Provided material:

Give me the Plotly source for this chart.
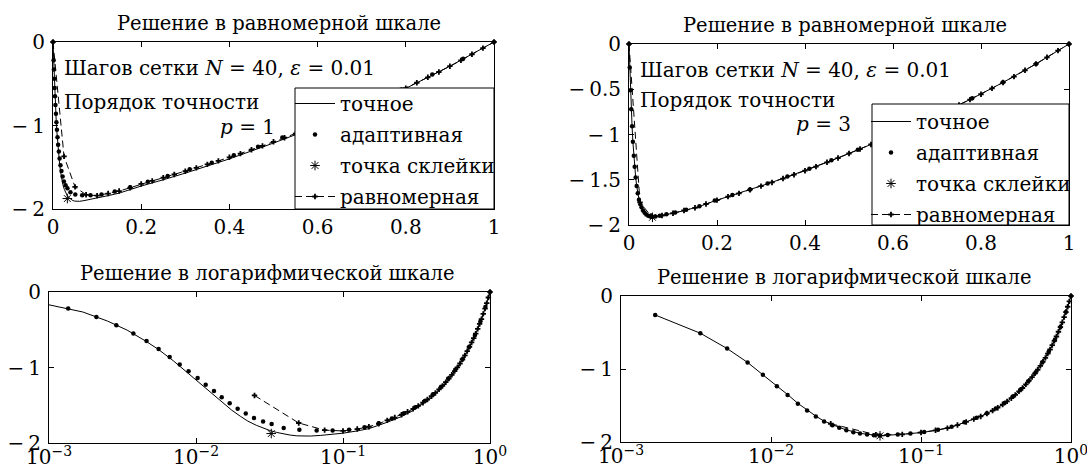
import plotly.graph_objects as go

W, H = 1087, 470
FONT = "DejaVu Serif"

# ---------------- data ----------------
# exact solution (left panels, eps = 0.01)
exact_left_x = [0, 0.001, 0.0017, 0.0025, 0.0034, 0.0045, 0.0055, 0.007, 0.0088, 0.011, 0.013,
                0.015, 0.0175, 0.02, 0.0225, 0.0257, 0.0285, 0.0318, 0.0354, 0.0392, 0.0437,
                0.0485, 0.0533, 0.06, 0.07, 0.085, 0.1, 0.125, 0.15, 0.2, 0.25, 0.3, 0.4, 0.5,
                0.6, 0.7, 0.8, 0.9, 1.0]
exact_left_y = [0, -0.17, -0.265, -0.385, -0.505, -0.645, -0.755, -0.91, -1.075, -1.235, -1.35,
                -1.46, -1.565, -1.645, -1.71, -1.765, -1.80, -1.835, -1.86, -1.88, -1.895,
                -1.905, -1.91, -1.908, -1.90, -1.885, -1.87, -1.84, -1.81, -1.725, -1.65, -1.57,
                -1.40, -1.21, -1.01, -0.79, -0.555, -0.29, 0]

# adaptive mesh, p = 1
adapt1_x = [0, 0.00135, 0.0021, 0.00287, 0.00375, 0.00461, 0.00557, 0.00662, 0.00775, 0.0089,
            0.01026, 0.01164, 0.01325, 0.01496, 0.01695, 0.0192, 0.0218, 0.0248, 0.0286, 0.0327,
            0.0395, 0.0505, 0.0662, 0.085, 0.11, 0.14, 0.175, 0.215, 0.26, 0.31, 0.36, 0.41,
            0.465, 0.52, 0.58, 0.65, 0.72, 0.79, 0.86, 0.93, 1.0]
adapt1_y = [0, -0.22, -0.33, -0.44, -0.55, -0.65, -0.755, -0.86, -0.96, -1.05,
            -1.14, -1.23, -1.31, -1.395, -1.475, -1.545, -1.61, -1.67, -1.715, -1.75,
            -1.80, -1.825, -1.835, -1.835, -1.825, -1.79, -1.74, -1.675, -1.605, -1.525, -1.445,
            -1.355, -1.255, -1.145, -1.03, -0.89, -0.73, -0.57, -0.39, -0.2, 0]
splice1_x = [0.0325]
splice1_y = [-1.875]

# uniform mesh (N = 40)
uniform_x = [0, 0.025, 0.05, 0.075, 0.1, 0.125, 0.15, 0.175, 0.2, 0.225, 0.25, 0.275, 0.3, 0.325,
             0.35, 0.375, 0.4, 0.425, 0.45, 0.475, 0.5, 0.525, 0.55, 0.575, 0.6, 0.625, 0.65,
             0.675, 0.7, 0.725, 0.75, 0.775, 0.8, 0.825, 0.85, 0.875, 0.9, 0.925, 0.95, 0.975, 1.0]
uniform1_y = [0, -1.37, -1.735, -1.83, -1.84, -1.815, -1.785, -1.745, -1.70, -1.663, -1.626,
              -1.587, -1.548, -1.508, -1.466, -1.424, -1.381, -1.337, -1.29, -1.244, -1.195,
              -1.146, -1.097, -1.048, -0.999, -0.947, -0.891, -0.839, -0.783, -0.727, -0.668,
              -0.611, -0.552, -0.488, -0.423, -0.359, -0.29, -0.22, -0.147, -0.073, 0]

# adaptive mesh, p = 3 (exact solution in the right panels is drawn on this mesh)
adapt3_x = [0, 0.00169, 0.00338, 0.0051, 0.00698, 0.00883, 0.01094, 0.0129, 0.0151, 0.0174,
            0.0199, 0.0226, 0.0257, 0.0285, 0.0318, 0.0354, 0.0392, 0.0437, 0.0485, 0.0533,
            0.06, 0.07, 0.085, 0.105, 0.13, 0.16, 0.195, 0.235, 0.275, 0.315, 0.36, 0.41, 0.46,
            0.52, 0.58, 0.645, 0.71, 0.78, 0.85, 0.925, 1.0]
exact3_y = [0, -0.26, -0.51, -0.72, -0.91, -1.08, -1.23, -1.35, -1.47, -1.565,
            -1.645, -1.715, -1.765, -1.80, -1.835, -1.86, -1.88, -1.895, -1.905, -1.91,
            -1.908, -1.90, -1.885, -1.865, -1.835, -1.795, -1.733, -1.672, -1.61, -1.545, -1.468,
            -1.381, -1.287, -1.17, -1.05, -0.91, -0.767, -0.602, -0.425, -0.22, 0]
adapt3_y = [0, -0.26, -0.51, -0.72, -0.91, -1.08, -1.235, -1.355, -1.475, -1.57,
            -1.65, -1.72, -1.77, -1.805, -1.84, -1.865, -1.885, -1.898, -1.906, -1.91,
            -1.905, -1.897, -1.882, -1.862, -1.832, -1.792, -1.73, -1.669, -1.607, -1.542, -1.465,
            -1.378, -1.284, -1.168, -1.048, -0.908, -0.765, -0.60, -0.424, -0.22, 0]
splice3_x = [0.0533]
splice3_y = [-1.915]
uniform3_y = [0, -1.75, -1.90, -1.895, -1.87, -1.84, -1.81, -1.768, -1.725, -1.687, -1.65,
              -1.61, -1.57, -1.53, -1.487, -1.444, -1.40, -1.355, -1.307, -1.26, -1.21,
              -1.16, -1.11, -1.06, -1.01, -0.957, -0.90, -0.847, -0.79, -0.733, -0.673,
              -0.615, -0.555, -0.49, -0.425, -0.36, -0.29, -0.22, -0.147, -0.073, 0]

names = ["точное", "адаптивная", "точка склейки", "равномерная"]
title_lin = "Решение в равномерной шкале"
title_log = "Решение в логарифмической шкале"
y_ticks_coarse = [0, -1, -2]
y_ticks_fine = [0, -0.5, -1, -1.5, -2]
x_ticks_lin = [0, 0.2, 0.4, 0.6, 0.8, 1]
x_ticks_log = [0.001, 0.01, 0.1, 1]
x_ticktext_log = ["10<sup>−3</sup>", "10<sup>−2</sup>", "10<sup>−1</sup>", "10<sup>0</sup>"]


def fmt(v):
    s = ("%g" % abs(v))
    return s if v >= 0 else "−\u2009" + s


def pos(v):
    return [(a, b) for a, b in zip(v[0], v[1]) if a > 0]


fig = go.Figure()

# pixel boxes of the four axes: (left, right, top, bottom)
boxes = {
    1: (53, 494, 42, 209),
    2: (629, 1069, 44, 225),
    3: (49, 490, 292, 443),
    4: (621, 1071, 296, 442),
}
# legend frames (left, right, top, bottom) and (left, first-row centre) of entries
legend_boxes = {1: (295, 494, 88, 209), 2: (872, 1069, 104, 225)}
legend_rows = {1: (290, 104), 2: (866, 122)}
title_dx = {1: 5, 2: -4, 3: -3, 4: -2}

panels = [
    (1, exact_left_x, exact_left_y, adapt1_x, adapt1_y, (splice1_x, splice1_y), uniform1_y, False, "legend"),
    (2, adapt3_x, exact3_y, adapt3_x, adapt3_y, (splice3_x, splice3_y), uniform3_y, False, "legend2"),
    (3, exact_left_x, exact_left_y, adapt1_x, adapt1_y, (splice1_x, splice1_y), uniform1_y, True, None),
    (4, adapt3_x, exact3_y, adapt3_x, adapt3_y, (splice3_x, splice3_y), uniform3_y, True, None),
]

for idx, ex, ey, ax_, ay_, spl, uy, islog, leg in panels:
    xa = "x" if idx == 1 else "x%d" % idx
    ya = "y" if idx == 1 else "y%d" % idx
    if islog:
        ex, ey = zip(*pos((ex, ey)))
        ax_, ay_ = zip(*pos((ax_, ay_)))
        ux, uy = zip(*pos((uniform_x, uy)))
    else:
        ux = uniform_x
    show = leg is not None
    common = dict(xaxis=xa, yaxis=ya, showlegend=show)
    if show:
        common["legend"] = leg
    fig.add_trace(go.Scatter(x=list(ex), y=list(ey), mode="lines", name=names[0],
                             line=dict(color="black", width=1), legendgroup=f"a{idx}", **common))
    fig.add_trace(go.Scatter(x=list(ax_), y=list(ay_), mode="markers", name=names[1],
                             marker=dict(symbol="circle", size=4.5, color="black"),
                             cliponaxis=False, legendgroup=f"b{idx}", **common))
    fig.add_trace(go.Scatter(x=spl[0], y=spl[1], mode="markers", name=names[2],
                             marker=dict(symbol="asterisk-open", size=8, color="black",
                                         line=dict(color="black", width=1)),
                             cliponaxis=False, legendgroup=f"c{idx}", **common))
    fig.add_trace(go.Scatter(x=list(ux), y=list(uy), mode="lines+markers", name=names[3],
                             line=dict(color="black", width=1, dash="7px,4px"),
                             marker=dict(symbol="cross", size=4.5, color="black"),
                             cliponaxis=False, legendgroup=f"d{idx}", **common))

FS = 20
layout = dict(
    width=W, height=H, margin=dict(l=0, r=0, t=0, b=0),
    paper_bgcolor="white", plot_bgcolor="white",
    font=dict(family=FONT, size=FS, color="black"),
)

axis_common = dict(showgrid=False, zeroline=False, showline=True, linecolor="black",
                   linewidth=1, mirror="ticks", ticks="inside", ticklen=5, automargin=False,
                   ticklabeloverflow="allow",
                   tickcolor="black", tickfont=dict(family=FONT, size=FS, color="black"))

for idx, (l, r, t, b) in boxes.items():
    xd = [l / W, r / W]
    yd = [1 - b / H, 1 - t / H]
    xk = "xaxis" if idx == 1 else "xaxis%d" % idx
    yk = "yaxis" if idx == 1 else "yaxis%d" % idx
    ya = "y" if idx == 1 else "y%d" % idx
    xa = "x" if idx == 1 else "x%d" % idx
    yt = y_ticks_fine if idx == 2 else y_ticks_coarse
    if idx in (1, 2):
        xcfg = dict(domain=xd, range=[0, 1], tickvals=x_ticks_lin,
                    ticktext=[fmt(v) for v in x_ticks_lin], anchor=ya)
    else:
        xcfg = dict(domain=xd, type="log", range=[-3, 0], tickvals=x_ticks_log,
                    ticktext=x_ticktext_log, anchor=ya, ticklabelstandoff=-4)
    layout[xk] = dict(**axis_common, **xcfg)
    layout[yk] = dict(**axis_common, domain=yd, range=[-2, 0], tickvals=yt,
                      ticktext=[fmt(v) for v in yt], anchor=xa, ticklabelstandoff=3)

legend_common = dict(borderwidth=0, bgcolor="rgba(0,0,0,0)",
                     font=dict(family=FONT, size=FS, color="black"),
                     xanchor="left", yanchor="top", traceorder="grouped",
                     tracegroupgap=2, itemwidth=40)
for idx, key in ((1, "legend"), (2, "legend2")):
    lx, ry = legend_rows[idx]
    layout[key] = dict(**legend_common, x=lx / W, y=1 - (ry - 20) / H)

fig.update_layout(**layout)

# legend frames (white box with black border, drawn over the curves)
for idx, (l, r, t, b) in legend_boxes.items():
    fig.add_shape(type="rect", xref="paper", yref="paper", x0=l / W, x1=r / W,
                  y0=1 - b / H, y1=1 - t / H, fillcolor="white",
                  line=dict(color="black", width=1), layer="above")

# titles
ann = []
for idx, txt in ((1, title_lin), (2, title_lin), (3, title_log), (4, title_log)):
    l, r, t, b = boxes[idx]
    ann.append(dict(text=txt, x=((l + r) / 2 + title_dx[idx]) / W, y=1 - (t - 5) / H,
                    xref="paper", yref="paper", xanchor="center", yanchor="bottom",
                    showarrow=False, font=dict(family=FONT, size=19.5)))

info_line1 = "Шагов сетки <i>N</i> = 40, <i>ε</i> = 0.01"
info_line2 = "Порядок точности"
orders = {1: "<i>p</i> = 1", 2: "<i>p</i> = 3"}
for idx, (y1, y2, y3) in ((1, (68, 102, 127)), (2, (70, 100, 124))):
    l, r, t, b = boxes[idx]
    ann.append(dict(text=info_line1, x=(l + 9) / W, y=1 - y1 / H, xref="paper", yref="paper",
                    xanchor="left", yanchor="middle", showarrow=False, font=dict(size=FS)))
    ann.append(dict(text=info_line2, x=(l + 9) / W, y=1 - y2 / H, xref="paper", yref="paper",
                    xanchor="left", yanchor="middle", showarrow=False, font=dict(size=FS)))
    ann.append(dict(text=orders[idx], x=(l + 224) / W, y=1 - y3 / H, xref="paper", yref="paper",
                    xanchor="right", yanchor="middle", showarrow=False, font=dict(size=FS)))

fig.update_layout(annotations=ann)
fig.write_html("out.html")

Exercise:
Restate exactly, please, only the lines between the start of the data and the line containing "splice1_y = [-1.875]", both ends included, skipping the pictures.

Expected output:
Give me the Plotly source for this chart.
import plotly.graph_objects as go

W, H = 1087, 470
FONT = "DejaVu Serif"

# ---------------- data ----------------
# exact solution (left panels, eps = 0.01)
exact_left_x = [0, 0.001, 0.0017, 0.0025, 0.0034, 0.0045, 0.0055, 0.007, 0.0088, 0.011, 0.013,
                0.015, 0.0175, 0.02, 0.0225, 0.0257, 0.0285, 0.0318, 0.0354, 0.0392, 0.0437,
                0.0485, 0.0533, 0.06, 0.07, 0.085, 0.1, 0.125, 0.15, 0.2, 0.25, 0.3, 0.4, 0.5,
                0.6, 0.7, 0.8, 0.9, 1.0]
exact_left_y = [0, -0.17, -0.265, -0.385, -0.505, -0.645, -0.755, -0.91, -1.075, -1.235, -1.35,
                -1.46, -1.565, -1.645, -1.71, -1.765, -1.80, -1.835, -1.86, -1.88, -1.895,
                -1.905, -1.91, -1.908, -1.90, -1.885, -1.87, -1.84, -1.81, -1.725, -1.65, -1.57,
                -1.40, -1.21, -1.01, -0.79, -0.555, -0.29, 0]

# adaptive mesh, p = 1
adapt1_x = [0, 0.00135, 0.0021, 0.00287, 0.00375, 0.00461, 0.00557, 0.00662, 0.00775, 0.0089,
            0.01026, 0.01164, 0.01325, 0.01496, 0.01695, 0.0192, 0.0218, 0.0248, 0.0286, 0.0327,
            0.0395, 0.0505, 0.0662, 0.085, 0.11, 0.14, 0.175, 0.215, 0.26, 0.31, 0.36, 0.41,
            0.465, 0.52, 0.58, 0.65, 0.72, 0.79, 0.86, 0.93, 1.0]
adapt1_y = [0, -0.22, -0.33, -0.44, -0.55, -0.65, -0.755, -0.86, -0.96, -1.05,
            -1.14, -1.23, -1.31, -1.395, -1.475, -1.545, -1.61, -1.67, -1.715, -1.75,
            -1.80, -1.825, -1.835, -1.835, -1.825, -1.79, -1.74, -1.675, -1.605, -1.525, -1.445,
            -1.355, -1.255, -1.145, -1.03, -0.89, -0.73, -0.57, -0.39, -0.2, 0]
splice1_x = [0.0325]
splice1_y = [-1.875]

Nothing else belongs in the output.